Um Conto de Fadas Distópico

Bruna Furlan
3 min readApr 15, 2020

--

Por Bruna Furlan de Nóbrega

Capas da trilogia de livros de Kiera Cass

Uma distopia pode ser caracterizada como uma visão de mundo pessimista, como a apresentada em 1949 por George Orwell, em seu livro 1984. O termo se origina a partir do conceito de Utopia, um mundo ideal, que foi batizado a partir do livro de Thomas More e conta a história de um lugar perfeito, onde não existem dificuldades e frustrações.

Entretanto, uma utopia é algo muito mais complexo do que parece, pois com a idéia de perfeição, perde-se o elemento humano. É possível citar O Manifesto Comunista, de Karl Marx, para sustentar essa afirmação, pois o comunismo pode ser visto como um ideal utópico de governo, que na prática não funciona, como visto ao decorrer da História. Sendo assim, é viável afirmar que a implantação de utopia acaba transformando-se em uma distopia.

Além da obra de Orwell, também é plausível citar Adorável Mundo Novo (1932), de Aldous Huxley, e muitas outras peças literárias e cinematográficas que apresentam mundos distópicos. Porém, a autora Kiera Cass pode ser considerada responsável por ensinar esse conceito para um público mais jovem, escondendo-o em forma de um romance com traços de contos de fada. Aproveitando o fenômeno de livros jovem-adulto distópicos da época, como Jogos Vorazes e Divergente, a autora lançou sua primeira obra em 2012, A Seleção, chamando-a de uma “distopia diet”.

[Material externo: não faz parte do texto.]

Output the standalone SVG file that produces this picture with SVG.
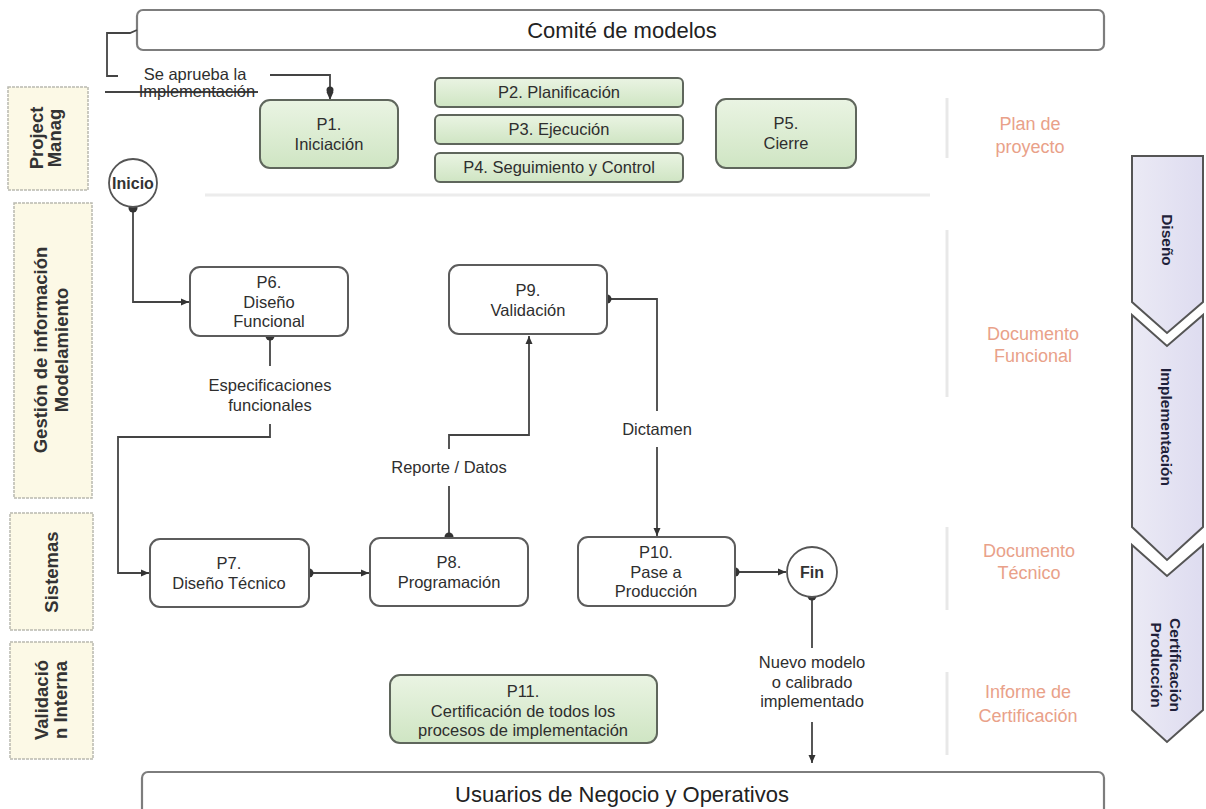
<svg xmlns="http://www.w3.org/2000/svg" width="1206" height="809" viewBox="0 0 1206 809">
  <defs>
    <linearGradient id="greenFill" x1="0" y1="0" x2="0" y2="1">
      <stop offset="0" stop-color="#eaf4e3"/>
      <stop offset="1" stop-color="#cfe5c3"/>
    </linearGradient>
    <linearGradient id="phaseFill" x1="0" y1="0" x2="1" y2="0">
      <stop offset="0" stop-color="#ebeaf5"/>
      <stop offset="1" stop-color="#dedcf0"/>
    </linearGradient>
    <marker id="arrow" markerWidth="10" markerHeight="10" refX="8" refY="5" orient="auto" markerUnits="userSpaceOnUse">
      <path d="M0,1.5 L8,5 L0,8.5 Z" fill="#333"/>
    </marker>
    <style>
      .txt { font-family: "Liberation Sans", Arial, sans-serif; fill: #2e2e2e; }
      .bar { fill: #fff; stroke: #7d7d7d; stroke-width: 2.2; }
      .barText { font-size: 22px; text-anchor: middle; fill: #222; }
      .lane { fill: #fcf9e6; stroke: #b9b9b0; stroke-width: 1.5; stroke-dasharray: 3 1; }
      .laneText { font-size: 18.5px; font-weight: bold; text-anchor: middle; fill: #333; }
      .proc { fill: #fff; stroke: #5c5c5c; stroke-width: 2; }
      .procG { fill: url(#greenFill); stroke: #5f665c; stroke-width: 2; }
      .nodeText { font-size: 16.5px; text-anchor: middle; }
      .event { fill: #fff; stroke: #555; stroke-width: 1.8; }
      .eventText { font-size: 16px; font-weight: bold; text-anchor: middle; fill: #333; }
      .edge { fill: none; stroke: #444; stroke-width: 1.8; }
      .dot { fill: #333; }
      .label { font-size: 16.5px; text-anchor: middle; }
      .deliv { font-family: "Liberation Sans", Arial, sans-serif; font-size: 18px; text-anchor: middle; fill: #e9a189; }
      .sep { stroke: #e8e8e8; stroke-width: 3; }
      .phase { fill: url(#phaseFill); stroke: #555; stroke-width: 2; }
      .phaseText { font-family: "Liberation Sans", Arial, sans-serif; font-size: 15.5px; font-weight: bold; text-anchor: middle; fill: #1f1f3a; }
    </style>
  </defs>

  <rect width="1206" height="809" fill="#fff"/>

  <!-- faint separators of the deliverables column -->
  <g id="separators">
    <line class="sep" x1="947" y1="98" x2="947" y2="158"/>
    <line class="sep" x1="947" y1="230" x2="947" y2="397"/>
    <line class="sep" x1="947" y1="527" x2="947" y2="610"/>
    <line class="sep" x1="947" y1="672" x2="947" y2="755"/>
    <line x1="205" y1="195" x2="930" y2="195" stroke="#ececec" stroke-width="3"/>
  </g>

  <!-- committee bar -->
  <g id="comite">
    <rect class="bar" x="137" y="10" width="967" height="40" rx="6"/>
    <text class="txt barText" x="622" y="38">Comité de modelos</text>
  </g>

  <!-- business users bar -->
  <g id="usuarios">
    <rect class="bar" x="142" y="772" width="962" height="50" rx="6"/>
    <text class="txt barText" x="622" y="802" font-size="21">Usuarios de Negocio y Operativos</text>
  </g>

  <!-- swimlane headers -->
  <g id="lane-pm">
    <rect class="lane" x="8" y="87" width="80" height="103"/>
    <text class="txt laneText" transform="translate(48,138) rotate(-90)"><tspan x="0" y="-5">Project</tspan><tspan x="0" y="13">Manag</tspan></text>
  </g>
  <g id="lane-gestion">
    <rect class="lane" x="14" y="203" width="78" height="295"/>
    <text class="txt laneText" transform="translate(53,350) rotate(-90)"><tspan x="0" y="-6">Gestión de información</tspan><tspan x="0" y="15">Modelamiento</tspan></text>
  </g>
  <g id="lane-sistemas">
    <rect class="lane" x="10" y="513" width="83" height="117"/>
    <text class="txt laneText" transform="translate(51,572) rotate(-90)"><tspan x="0" y="7">Sistemas</tspan></text>
  </g>
  <g id="lane-validacion">
    <rect class="lane" x="10" y="642" width="83" height="117"/>
    <text class="txt laneText" transform="translate(51,700) rotate(-90)"><tspan x="0" y="-3">Validació</tspan><tspan x="0" y="16">n Interna</tspan></text>
  </g>

  <!-- connectors -->
  <g id="connectors">
    <path class="edge" d="M118,76 H107 V33 H130 L137,30"/>
    <line class="edge" x1="105" y1="92" x2="258" y2="92"/>
    <path class="edge" d="M270,75 H330 V100" marker-end="url(#arrow)"/>
    <circle class="dot" cx="330" cy="90" r="3.5"/>

    <path class="edge" d="M133,208 V302 H189" marker-end="url(#arrow)"/>
    <circle class="dot" cx="133" cy="208" r="4.5"/>

    <path class="edge" d="M270,336 V366"/>
    <path class="edge" d="M270,424 V437 H118 V573 H149" marker-end="url(#arrow)"/>
    <circle class="dot" cx="270" cy="336" r="4.5"/>

    <path class="edge" d="M309,573 H369" marker-end="url(#arrow)"/>
    <circle class="dot" cx="309" cy="573" r="4.5"/>

    <path class="edge" d="M449,537 V486"/>
    <path class="edge" d="M449,449 V435 H529 V336" marker-end="url(#arrow)"/>
    <circle class="dot" cx="449" cy="537" r="4.5"/>

    <path class="edge" d="M607,299 H657 V411"/>
    <path class="edge" d="M657,447 V536" marker-end="url(#arrow)"/>
    <circle class="dot" cx="607" cy="299" r="4.5"/>

    <path class="edge" d="M735,572 H786" marker-end="url(#arrow)"/>
    <circle class="dot" cx="735" cy="572" r="4.5"/>

    <path class="edge" d="M812,596 V648"/>
    <path class="edge" d="M812,722 V763" marker-end="url(#arrow)"/>
    <circle class="dot" cx="812" cy="596" r="4.5"/>

    <text class="txt label" x="195" y="80">Se aprueba la</text>
    <text class="txt label" x="197" y="97">Implementación</text>
    <text class="txt label" x="270" y="391">Especificaciones</text>
    <text class="txt label" x="270" y="411">funcionales</text>
    <text class="txt label" x="449" y="473">Reporte / Datos</text>
    <text class="txt label" x="657" y="435">Dictamen</text>
    <text class="txt label" x="812" y="668">Nuevo modelo</text>
    <text class="txt label" x="812" y="688">o calibrado</text>
    <text class="txt label" x="812" y="707">implementado</text>
  </g>

  <!-- project management processes -->
  <g id="p1">
    <rect class="procG" x="260" y="100" width="138" height="68" rx="10"/>
    <text class="txt nodeText" x="329" y="130">P1.</text>
    <text class="txt nodeText" x="329" y="150">Iniciación</text>
  </g>
  <g id="p2">
    <rect class="procG" x="435" y="78" width="248" height="29" rx="5"/>
    <text class="txt nodeText" x="559" y="98">P2. Planificación</text>
  </g>
  <g id="p3">
    <rect class="procG" x="435" y="115" width="248" height="29" rx="5"/>
    <text class="txt nodeText" x="559" y="135">P3. Ejecución</text>
  </g>
  <g id="p4">
    <rect class="procG" x="435" y="153" width="248" height="29" rx="5"/>
    <text class="txt nodeText" x="559" y="173">P4. Seguimiento y Control</text>
  </g>
  <g id="p5">
    <rect class="procG" x="716" y="99" width="140" height="69" rx="10"/>
    <text class="txt nodeText" x="786" y="129">P5.</text>
    <text class="txt nodeText" x="786" y="149">Cierre</text>
  </g>

  <!-- start / end events -->
  <g id="inicio">
    <circle class="event" cx="133" cy="183" r="24"/>
    <text class="txt eventText" x="133" y="189" font-size="15">Inicio</text>
  </g>
  <g id="fin">
    <circle class="event" cx="812" cy="572" r="25"/>
    <text class="txt eventText" x="812" y="578" font-size="17">Fin</text>
  </g>

  <!-- modelling and systems processes -->
  <g id="p6">
    <rect class="proc" x="190" y="267" width="158" height="69" rx="10"/>
    <text class="txt nodeText" x="269" y="288">P6.</text>
    <text class="txt nodeText" x="269" y="308">Diseño</text>
    <text class="txt nodeText" x="269" y="327">Funcional</text>
  </g>
  <g id="p9">
    <rect class="proc" x="449" y="265" width="158" height="69" rx="10"/>
    <text class="txt nodeText" x="528" y="296">P9.</text>
    <text class="txt nodeText" x="528" y="316">Validación</text>
  </g>
  <g id="p7">
    <rect class="proc" x="150" y="539" width="159" height="68" rx="10"/>
    <text class="txt nodeText" x="229" y="569">P7.</text>
    <text class="txt nodeText" x="229" y="589">Diseño Técnico</text>
  </g>
  <g id="p8">
    <rect class="proc" x="370" y="538" width="158" height="68" rx="10"/>
    <text class="txt nodeText" x="449" y="568">P8.</text>
    <text class="txt nodeText" x="449" y="588">Programación</text>
  </g>
  <g id="p10">
    <rect class="proc" x="578" y="537" width="157" height="69" rx="10"/>
    <text class="txt nodeText" x="656" y="558">P10.</text>
    <text class="txt nodeText" x="656" y="578">Pase a</text>
    <text class="txt nodeText" x="656" y="597">Producción</text>
  </g>
  <g id="p11">
    <rect class="procG" x="390" y="675" width="267" height="68" rx="10"/>
    <text class="txt nodeText" x="523" y="697">P11.</text>
    <text class="txt nodeText" x="523" y="717">Certificación de todos los</text>
    <text class="txt nodeText" x="523" y="736">procesos de implementación</text>
  </g>

  <!-- deliverables -->
  <g id="deliverables">
    <text class="deliv" x="1030" y="130">Plan de</text>
    <text class="deliv" x="1030" y="153">proyecto</text>
    <text class="deliv" x="1033" y="340">Documento</text>
    <text class="deliv" x="1033" y="362">Funcional</text>
    <text class="deliv" x="1029" y="557">Documento</text>
    <text class="deliv" x="1029" y="579">Técnico</text>
    <text class="deliv" x="1028" y="698">Informe de</text>
    <text class="deliv" x="1028" y="722">Certificación</text>
  </g>

  <!-- phase chevrons -->
  <g id="fase-diseno">
    <path class="phase" d="M1132,156 H1203 V302 L1167,333 L1132,302 Z"/>
    <text class="phaseText" transform="translate(1162,240) rotate(90)">Diseño</text>
  </g>
  <g id="fase-implementacion">
    <path class="phase" d="M1132,315 L1167,346 L1203,315 V527 L1167,560 L1132,527 Z"/>
    <text class="phaseText" transform="translate(1161,427) rotate(90)">Implementación</text>
  </g>
  <g id="fase-certificacion">
    <path class="phase" d="M1132,545 L1167,576 L1203,545 V710 L1167,742 L1132,710 Z"/>
    <text class="phaseText" transform="translate(1170,665) rotate(90)"><tspan x="0" y="0">Certificación</tspan><tspan x="0" y="19">Producción</tspan></text>
  </g>
</svg>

O livro é o primeiro de uma trilogia, que conta a história de America Singer, uma jovem que é sorteada para ir ao palácio e disputar com outras 34 garotas pelo coração do príncipe. A trama se passa após o fim de uma Terceira Guerra Mundial, que teve como consequência a volta da monarquia e a divisão da sociedade em castas, em um reino nomeado Illéa. A segmentação de castas determina o papel social, a carreira e o estilo de vida dos pertencentes as mesmas, e oferece oportunidades mínimas para que algum indivíduo se eleve à uma casta superior.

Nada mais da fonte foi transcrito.